Raw records:

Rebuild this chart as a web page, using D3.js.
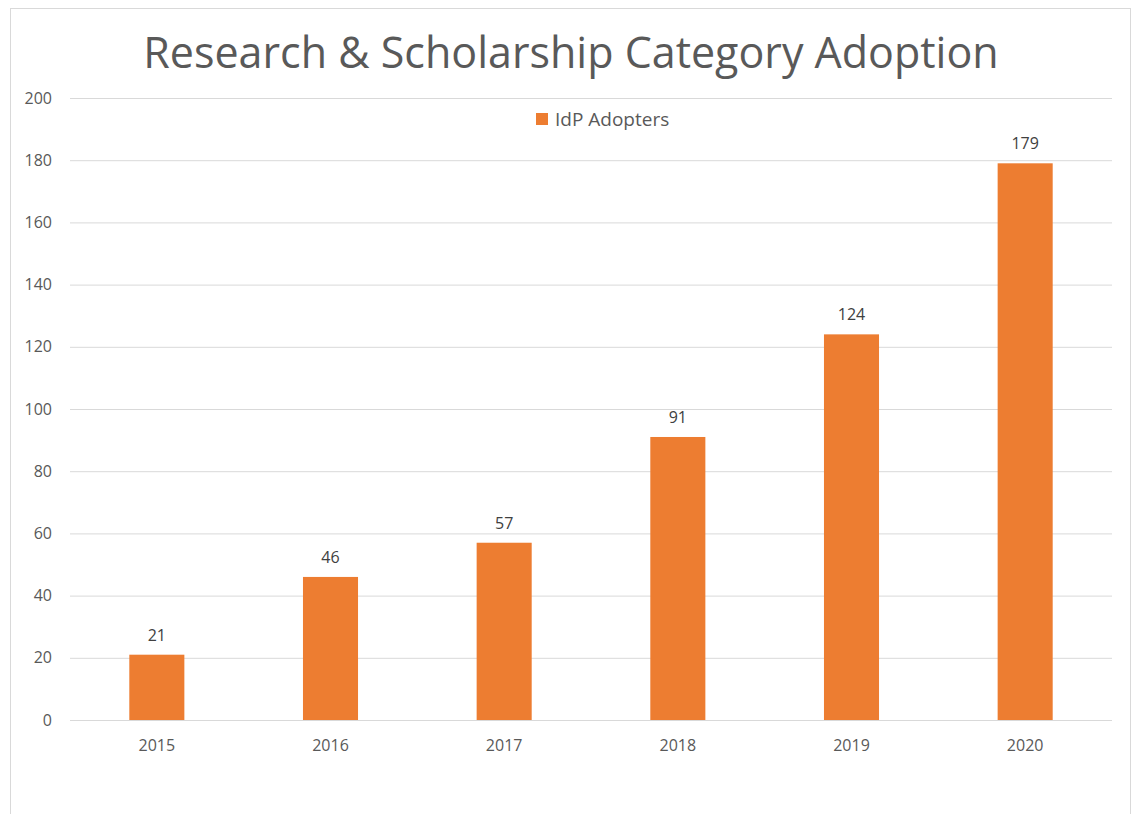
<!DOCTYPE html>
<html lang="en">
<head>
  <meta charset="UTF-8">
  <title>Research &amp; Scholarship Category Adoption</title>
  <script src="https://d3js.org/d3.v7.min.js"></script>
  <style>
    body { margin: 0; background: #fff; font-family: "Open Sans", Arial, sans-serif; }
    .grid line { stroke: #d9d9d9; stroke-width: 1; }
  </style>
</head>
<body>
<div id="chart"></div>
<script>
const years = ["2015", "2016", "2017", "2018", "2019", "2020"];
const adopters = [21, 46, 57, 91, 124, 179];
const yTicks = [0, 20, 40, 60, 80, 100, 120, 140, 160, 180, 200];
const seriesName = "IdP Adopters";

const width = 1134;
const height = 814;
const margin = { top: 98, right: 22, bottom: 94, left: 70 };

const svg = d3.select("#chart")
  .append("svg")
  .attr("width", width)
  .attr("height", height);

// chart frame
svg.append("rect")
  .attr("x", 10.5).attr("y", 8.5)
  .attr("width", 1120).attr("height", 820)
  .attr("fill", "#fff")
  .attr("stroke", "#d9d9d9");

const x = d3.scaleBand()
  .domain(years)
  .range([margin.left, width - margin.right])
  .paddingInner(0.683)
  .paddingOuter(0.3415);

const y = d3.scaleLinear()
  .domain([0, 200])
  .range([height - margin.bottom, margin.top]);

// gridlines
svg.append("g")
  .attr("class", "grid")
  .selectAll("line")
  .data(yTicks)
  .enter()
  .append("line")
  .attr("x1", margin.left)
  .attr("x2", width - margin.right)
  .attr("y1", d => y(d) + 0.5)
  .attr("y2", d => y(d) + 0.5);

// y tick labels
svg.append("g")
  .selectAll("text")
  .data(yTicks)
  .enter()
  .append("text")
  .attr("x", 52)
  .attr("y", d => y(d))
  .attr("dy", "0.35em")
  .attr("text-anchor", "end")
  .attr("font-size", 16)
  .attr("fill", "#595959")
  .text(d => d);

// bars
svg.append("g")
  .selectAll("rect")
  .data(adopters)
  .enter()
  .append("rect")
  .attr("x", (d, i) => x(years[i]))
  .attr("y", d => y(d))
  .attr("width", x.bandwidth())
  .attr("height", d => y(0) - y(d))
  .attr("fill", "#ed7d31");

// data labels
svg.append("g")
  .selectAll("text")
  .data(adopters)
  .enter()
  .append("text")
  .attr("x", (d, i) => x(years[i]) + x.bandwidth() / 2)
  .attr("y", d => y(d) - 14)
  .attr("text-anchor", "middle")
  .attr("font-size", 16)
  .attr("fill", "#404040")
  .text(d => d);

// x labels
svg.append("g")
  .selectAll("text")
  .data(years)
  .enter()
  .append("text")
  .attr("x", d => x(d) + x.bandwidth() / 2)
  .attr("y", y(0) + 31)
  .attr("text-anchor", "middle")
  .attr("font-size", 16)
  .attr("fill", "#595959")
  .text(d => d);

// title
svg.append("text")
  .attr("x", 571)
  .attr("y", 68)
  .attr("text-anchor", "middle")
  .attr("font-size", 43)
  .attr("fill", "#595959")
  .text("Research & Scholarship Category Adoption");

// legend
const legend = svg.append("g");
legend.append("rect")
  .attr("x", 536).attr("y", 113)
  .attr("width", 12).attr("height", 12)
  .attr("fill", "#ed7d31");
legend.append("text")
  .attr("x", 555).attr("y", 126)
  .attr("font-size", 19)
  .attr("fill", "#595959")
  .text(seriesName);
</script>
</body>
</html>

==

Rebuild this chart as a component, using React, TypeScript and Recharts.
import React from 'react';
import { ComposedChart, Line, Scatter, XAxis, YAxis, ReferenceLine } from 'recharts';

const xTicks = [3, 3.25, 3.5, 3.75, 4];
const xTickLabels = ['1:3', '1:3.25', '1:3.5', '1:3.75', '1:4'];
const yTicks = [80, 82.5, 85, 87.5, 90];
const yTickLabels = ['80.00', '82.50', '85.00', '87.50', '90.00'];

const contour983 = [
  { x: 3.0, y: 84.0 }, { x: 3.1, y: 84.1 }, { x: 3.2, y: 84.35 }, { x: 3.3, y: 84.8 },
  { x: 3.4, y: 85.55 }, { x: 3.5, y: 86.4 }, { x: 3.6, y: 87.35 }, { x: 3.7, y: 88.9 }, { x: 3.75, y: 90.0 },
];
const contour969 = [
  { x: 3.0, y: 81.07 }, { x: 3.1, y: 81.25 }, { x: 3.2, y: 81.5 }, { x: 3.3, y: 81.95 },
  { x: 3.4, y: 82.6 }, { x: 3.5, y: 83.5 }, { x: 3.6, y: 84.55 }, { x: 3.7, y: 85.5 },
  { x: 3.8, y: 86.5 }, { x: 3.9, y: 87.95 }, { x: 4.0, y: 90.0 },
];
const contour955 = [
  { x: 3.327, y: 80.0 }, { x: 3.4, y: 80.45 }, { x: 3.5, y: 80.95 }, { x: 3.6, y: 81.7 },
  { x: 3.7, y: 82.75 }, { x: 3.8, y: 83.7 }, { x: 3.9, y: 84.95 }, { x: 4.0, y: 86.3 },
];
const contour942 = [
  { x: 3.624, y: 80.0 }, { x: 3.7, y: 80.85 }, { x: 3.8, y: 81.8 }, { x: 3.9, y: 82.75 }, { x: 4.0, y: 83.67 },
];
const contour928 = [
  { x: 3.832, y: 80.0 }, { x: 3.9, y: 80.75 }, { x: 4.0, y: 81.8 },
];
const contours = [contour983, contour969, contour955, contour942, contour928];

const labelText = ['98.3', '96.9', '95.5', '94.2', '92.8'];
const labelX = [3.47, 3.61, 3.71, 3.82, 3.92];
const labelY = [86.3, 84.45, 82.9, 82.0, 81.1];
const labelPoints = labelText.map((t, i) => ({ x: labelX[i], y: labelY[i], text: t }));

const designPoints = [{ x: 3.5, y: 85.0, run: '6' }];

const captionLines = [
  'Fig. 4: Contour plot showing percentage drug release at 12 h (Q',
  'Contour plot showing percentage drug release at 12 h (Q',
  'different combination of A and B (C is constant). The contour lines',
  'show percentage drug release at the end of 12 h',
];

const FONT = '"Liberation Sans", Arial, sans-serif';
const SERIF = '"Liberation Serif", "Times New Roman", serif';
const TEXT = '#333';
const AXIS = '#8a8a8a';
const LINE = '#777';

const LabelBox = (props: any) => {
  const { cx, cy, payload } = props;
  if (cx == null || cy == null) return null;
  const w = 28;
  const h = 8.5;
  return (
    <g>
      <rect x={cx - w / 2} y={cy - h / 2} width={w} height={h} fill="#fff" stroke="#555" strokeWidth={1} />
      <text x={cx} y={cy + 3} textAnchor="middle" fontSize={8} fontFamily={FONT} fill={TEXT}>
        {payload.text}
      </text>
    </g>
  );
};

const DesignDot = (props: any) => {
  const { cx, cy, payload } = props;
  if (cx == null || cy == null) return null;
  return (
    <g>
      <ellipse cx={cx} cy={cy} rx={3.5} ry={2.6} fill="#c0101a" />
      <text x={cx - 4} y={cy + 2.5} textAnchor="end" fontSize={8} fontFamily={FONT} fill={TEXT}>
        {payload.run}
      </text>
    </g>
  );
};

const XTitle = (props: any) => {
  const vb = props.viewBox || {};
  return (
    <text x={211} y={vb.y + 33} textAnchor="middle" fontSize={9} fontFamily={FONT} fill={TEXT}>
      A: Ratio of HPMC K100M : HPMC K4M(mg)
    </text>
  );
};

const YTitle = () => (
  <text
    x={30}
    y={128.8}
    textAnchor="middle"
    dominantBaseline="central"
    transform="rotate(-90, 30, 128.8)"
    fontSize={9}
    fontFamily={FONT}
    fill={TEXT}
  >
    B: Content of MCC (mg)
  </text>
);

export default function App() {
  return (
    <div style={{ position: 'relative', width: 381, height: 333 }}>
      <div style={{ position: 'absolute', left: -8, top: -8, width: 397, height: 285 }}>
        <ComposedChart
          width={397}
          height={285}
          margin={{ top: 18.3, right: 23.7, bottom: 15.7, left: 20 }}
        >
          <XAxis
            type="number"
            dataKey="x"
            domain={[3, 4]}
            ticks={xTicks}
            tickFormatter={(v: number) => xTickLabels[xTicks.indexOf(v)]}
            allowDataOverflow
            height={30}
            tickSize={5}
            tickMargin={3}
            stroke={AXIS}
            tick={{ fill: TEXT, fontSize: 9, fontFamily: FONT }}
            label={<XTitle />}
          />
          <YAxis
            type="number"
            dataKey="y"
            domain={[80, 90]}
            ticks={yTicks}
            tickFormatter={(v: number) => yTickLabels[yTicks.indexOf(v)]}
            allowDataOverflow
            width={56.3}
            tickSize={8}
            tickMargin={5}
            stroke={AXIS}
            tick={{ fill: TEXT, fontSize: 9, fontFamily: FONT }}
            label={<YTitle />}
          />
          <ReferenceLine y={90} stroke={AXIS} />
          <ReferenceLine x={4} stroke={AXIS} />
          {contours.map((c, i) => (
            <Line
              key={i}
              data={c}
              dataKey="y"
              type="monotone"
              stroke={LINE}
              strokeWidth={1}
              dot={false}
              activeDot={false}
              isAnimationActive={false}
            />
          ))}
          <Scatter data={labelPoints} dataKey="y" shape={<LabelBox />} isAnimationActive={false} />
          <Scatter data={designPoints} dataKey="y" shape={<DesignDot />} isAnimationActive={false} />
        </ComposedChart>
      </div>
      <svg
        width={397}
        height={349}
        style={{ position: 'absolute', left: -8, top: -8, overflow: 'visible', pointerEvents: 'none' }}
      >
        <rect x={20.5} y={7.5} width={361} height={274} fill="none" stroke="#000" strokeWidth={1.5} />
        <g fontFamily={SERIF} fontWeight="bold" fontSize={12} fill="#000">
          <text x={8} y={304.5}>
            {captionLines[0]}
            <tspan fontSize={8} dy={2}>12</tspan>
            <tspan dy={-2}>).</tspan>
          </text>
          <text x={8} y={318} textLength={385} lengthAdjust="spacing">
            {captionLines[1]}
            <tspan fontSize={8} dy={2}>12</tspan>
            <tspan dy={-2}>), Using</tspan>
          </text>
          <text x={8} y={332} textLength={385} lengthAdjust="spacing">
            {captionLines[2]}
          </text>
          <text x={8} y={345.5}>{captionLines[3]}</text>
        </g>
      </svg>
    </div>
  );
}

...

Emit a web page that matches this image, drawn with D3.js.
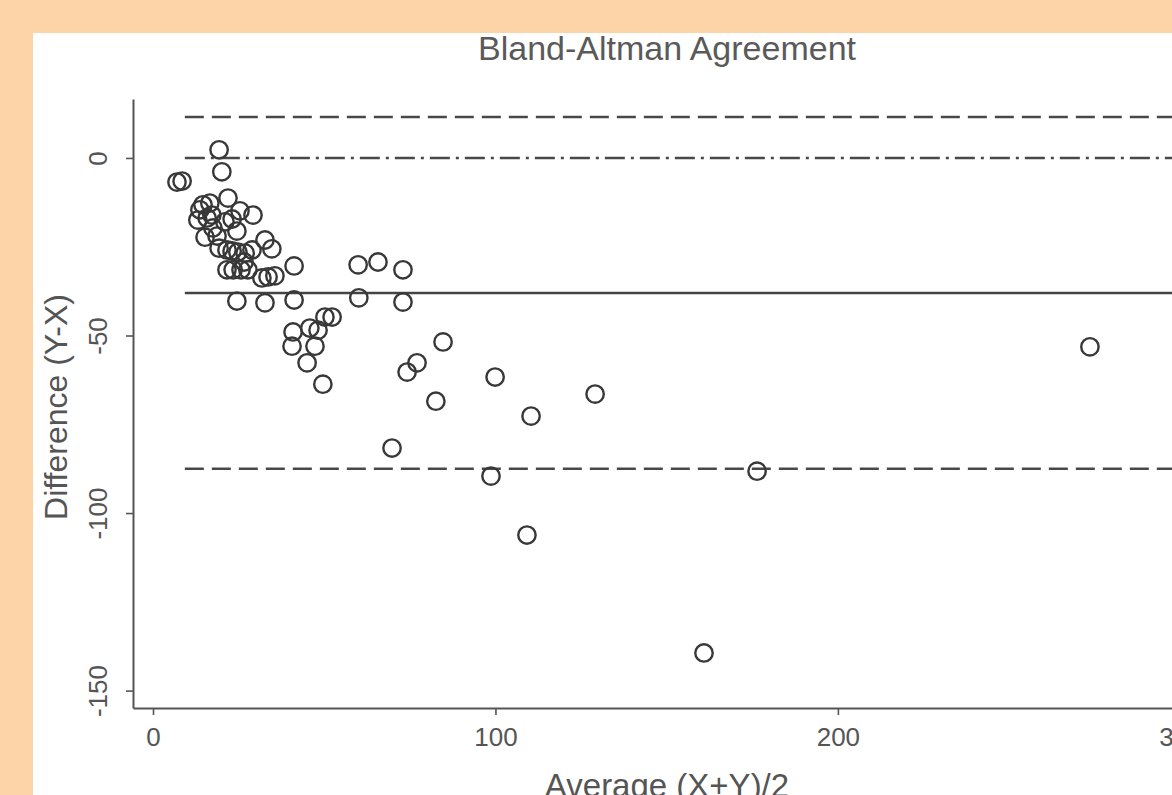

What you will do:
Considering only the records above, state the number of lines that include the word "page", with nothing added.

The output:
2